Obama is no different. The president who won an election primarily on domestic issues will spend his first full day in office on foreign policy.
As one of his first actions, Obama plans to name former senator George J. Mitchell (D-Maine) as his Middle East envoy, aides said, sending a signal that the new administration intends to move quickly to engage warring Israelis and Palestinians in efforts to secure the peace.
Mitchell's appointment will follow this afternoon's expected Senate vote to confirm Hillary Rodham Clinton as secretary of state. And tomorrow afternoon, aides said, Obama will convene a meeting of his National Security Council to launch a reassessment of the wars in Iraq and Afghanistan.
By the end of the week, Obama plans to issue an executive order to eventually shut down the military detention facility at Guantanamo Bay, Cuba, and to lay out a new process for dealing with about 250 detainees remaining at the prison.

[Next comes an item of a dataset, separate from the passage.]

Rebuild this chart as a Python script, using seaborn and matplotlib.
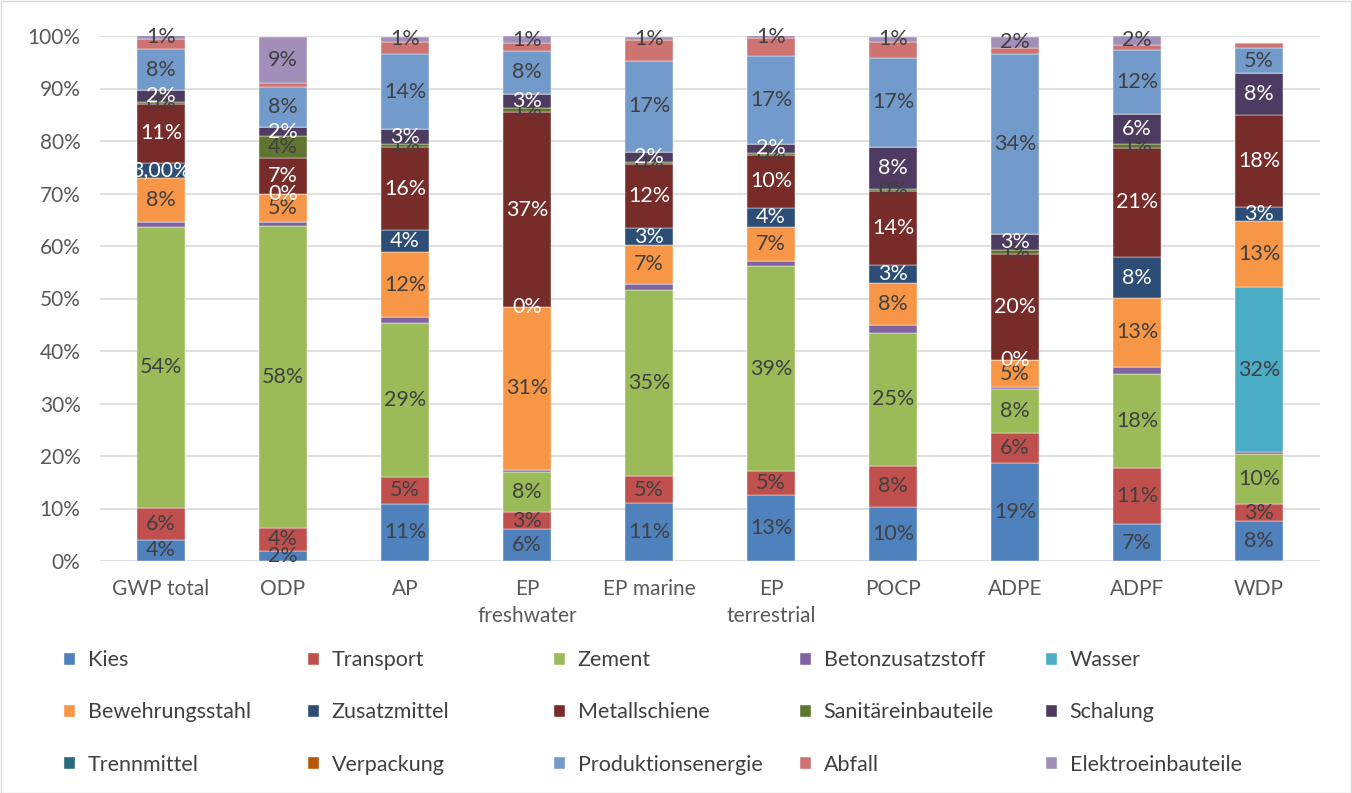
import numpy as np
import matplotlib
matplotlib.use("Agg")
import matplotlib.pyplot as plt
import seaborn as sns
from matplotlib.patches import Rectangle, Patch

sns.set_theme(style="white")
plt.rcParams['font.family'] = ['Lato', 'DejaVu Sans']

nan = np.nan
categories = ["GWP total", "ODP", "AP", "EP\nfreshwater", "EP marine",
              "EP\nterrestrial", "POCP", "ADPE", "ADPF", "WDP"]

# shares in percent, bottom to top of the stack
kies = [4.0, 1.9, 10.9, 6.1, 11.0, 12.6, 10.3, 18.7, 7.0, 7.6]
transport = [6.1, 4.4, 5.1, 3.2, 5.2, 4.6, 7.8, 5.7, 10.7, 3.2]
zement = [53.6, 57.5, 29.3, 7.7, 35.4, 38.9, 25.4, 8.4, 17.9, 9.6]
betonzusatzstoff = [0.9, 0.8, 1.1, 0.4, 1.2, 1.0, 1.4, 0.3, 1.4, 0.3]
wasser = [nan, nan, nan, nan, nan, nan, nan, nan, nan, 31.5]
bewehrungsstahl = [8.3, 5.4, 12.4, 31.0, 7.4, 6.6, 8.0, 5.1, 13.1, 12.6]
zusatzmittel = [3.0, 0.0, 4.3, 0.0, 3.2, 3.6, 3.4, 0.0, 7.8, 2.6]
metallschiene = [11.2, 6.7, 15.7, 37.1, 12.2, 10.1, 14.1, 20.2, 20.8, 17.5]
sanitaer = [0.3, 4.3, 0.7, 0.8, 0.4, 0.4, 0.4, 0.9, 0.7, -0.4]
schalung = [2.3, 1.6, 2.7, 2.6, 1.9, 1.6, 8.1, 2.9, 5.7, 8.0]
trennmittel = [nan] * 10
verpackung = [nan] * 10
produktionsenergie = [7.8, 7.6, 14.3, 8.3, 17.4, 16.8, 17.0, 34.4, 12.2, 4.8]
abfall = [1.9, 0.9, 2.3, 1.4, 3.9, 3.4, 3.0, 1.2, 1.0, 1.0]
elektro = [0.8, 8.8, 1.1, 1.4, 0.6, 0.6, 1.0, 2.1, 1.7, nan]

series = [
    ("Kies", kies, "#4F81BD", "#404040"),
    ("Transport", transport, "#C0504D", "#404040"),
    ("Zement", zement, "#9BBB59", "#404040"),
    ("Betonzusatzstoff", betonzusatzstoff, "#8064A2", None),
    ("Wasser", wasser, "#4BACC6", "#404040"),
    ("Bewehrungsstahl", bewehrungsstahl, "#F79646", "#404040"),
    ("Zusatzmittel", zusatzmittel, "#2C4D75", "white"),
    ("Metallschiene", metallschiene, "#772C2A", "white"),
    ("Sanitäreinbauteile", sanitaer, "#5F7530", "#404040"),
    ("Schalung", schalung, "#4D3B62", "white"),
    ("Trennmittel", trennmittel, "#276A7C", None),
    ("Verpackung", verpackung, "#B65708", None),
    ("Produktionsenergie", produktionsenergie, "#729ACA", "#404040"),
    ("Abfall", abfall, "#CD7371", None),
    ("Elektroeinbauteile", elektro, "#A18FB9", "#404040"),
]
label_override = {("GWP total", "Zusatzmittel"): "3,00%"}

W, H = 1352, 793
fig = plt.figure(figsize=(W / 100, H / 100), dpi=100)
ax = fig.add_axes([100 / W, 1 - 561 / H, 1220 / W, 525 / H])

x = np.arange(len(categories))
pos_bottom = np.zeros(len(categories))
neg_bottom = np.zeros(len(categories))
for name, vals, color, tcolor in series:
    v = np.array(vals, dtype=float)
    vv = np.nan_to_num(v)
    bottom = np.where(vv >= 0, pos_bottom, neg_bottom)
    ax.bar(x, vv, width=0.4, bottom=bottom, color=color, edgecolor="white",
           linewidth=0.3, zorder=3)
    if tcolor is not None:
        for i in range(len(x)):
            if np.isnan(v[i]) or v[i] < 0:
                continue
            txt = label_override.get((categories[i], name), f"{v[i]:.0f}%")
            ax.text(x[i], bottom[i] + vv[i] / 2, txt, ha="center", va="center",
                    color=tcolor, fontsize=15.5, zorder=4)
    pos_bottom += np.where(vv >= 0, vv, 0)
    neg_bottom += np.where(vv < 0, vv, 0)

ax.set_xlim(-0.5, len(categories) - 0.5)
ax.set_ylim(0, 100)
ax.set_yticks(range(0, 101, 10))
ax.set_yticklabels([f"{t}%" for t in range(0, 101, 10)])
ax.set_xticks(x)
ax.set_xticklabels(categories, linespacing=1.45)
ax.tick_params(axis="both", length=0, labelsize=15, labelcolor="#595959")
ax.tick_params(axis="x", pad=13)
ax.tick_params(axis="y", pad=14)
ax.grid(axis="y", color="#D9D9D9", linewidth=1.2, zorder=0)
ax.set_axisbelow(True)
sns.despine(ax=ax, left=True, bottom=True)

# legend: five columns, three rows, filled row by row
col_x = [63, 307, 553, 799, 1045]
for c in range(5):
    handles = [Patch(facecolor=series[c + 5 * r][2]) for r in range(3)]
    labels = [series[c + 5 * r][0] for r in range(3)]
    fig.legend(handles, labels, loc="upper left",
               bbox_to_anchor=(col_x[c] / W, 1 - 650 / H), frameon=False,
               fontsize=15.5, labelcolor="#404040", borderpad=0,
               borderaxespad=0, handlelength=0.55, handleheight=0.55,
               handletextpad=0.6, labelspacing=1.5)

fig.patches.append(Rectangle((0.5 / W, 0.5 / H), 1 - 1.5 / W, 1 - 1.5 / H,
                             transform=fig.transFigure, fill=False,
                             edgecolor="#D9D9D9", linewidth=1))

fig.savefig("out.png", dpi=100)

...The first concrete evidence of a new foreign policy approach will begin with the meeting tomorrow. Obama will instruct the Pentagon to prepare for a stepped-up withdrawal of combat troops from Iraq, to be completed within 16 months, and will hear proposals for turning around the deteriorating war in Afghanistan. Defense Secretary Robert M. Gates and the chairman of the Joint Chiefs of Staff, Adm. Michael Mullen, will attend, and Gen. David H. Petraeus, head of Central Command, and Gen. Raymond Odierno, U.S. commander in Iraq, will weigh in via live video connection.

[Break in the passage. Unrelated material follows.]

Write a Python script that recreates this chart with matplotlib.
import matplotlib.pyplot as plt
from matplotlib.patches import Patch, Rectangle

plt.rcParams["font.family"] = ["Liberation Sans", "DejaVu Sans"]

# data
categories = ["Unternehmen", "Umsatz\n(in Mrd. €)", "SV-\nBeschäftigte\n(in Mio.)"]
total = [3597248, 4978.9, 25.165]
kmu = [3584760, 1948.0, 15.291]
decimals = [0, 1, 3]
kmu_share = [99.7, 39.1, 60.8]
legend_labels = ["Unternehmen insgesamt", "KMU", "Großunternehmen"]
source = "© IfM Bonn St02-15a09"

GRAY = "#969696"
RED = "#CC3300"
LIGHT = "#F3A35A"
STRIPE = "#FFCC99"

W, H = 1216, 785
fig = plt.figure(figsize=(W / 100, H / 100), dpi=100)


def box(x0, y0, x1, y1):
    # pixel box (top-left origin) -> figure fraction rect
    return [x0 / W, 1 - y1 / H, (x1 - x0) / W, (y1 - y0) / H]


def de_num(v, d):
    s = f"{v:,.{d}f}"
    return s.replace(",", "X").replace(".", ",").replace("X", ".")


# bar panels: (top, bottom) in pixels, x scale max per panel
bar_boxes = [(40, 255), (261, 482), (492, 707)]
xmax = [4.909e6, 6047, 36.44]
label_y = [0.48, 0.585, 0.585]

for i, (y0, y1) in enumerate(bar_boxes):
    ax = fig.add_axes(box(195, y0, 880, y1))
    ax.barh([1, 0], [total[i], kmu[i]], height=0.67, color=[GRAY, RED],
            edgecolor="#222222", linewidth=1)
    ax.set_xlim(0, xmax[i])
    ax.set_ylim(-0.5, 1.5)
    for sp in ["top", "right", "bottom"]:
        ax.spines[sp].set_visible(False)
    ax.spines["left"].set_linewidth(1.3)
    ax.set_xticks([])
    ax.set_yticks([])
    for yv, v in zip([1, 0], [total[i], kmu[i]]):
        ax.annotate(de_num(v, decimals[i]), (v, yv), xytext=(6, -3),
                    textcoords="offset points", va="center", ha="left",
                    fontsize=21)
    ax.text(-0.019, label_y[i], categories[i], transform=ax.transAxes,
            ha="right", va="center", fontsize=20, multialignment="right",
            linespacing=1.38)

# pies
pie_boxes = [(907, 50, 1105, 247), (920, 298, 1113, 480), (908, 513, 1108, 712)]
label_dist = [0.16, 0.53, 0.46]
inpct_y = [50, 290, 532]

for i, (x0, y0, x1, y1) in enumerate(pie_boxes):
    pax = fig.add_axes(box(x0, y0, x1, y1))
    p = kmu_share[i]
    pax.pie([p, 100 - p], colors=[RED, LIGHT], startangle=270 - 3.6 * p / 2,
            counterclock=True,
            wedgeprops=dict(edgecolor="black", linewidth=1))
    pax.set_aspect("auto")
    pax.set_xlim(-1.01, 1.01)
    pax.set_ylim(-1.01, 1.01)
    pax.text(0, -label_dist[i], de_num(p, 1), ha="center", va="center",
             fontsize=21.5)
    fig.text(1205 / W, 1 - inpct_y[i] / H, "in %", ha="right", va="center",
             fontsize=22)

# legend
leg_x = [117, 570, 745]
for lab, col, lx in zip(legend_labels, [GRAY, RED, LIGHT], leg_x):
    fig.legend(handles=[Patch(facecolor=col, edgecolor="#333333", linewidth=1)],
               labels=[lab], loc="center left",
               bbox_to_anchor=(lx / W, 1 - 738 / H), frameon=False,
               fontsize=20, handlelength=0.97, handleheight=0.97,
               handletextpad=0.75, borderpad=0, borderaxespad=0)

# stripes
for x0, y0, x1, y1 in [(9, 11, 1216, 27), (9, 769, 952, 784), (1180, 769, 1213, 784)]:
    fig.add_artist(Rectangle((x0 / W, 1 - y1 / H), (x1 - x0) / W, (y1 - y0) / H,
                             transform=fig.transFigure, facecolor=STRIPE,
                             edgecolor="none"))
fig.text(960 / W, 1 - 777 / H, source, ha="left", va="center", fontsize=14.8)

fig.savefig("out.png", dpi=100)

I admit I'm entirely opposed to the notion of a surge in Afghanistan simply to give Obama time to figure out what to do there. That kind of missionless muddling along, with its inevitable additional costs in both blood and treasure, is how the Bush administration pulled imminent defeat from success in Afghanistan in the first place. I'm looking forward to reading reports about that meeting with military bigwigs - it should tell us a lot about whether Obama is going to continue the "bigger hammer" theory of military intervention while only talking about talking. But other than those zealots who don't want peace if it means any budge at all from the sense of entitlement Bush's carte blanche gave Israel, I believe few have any problem with Mitchell's appointment.
There's one thing I'd really like to read in reports later this week though. That Obama eschewed the "Now I R King!" instant-redecorating tomfoolery of the last two incumbents, that had Clinton's redecorator whisked down cleared streets by a full colonel and Bush's people hanging pictures of his own inauguration within hours. There's enough work to do that the unpacking and redecorating take a few weeks instead. That'd be a good message to send to a watchful world.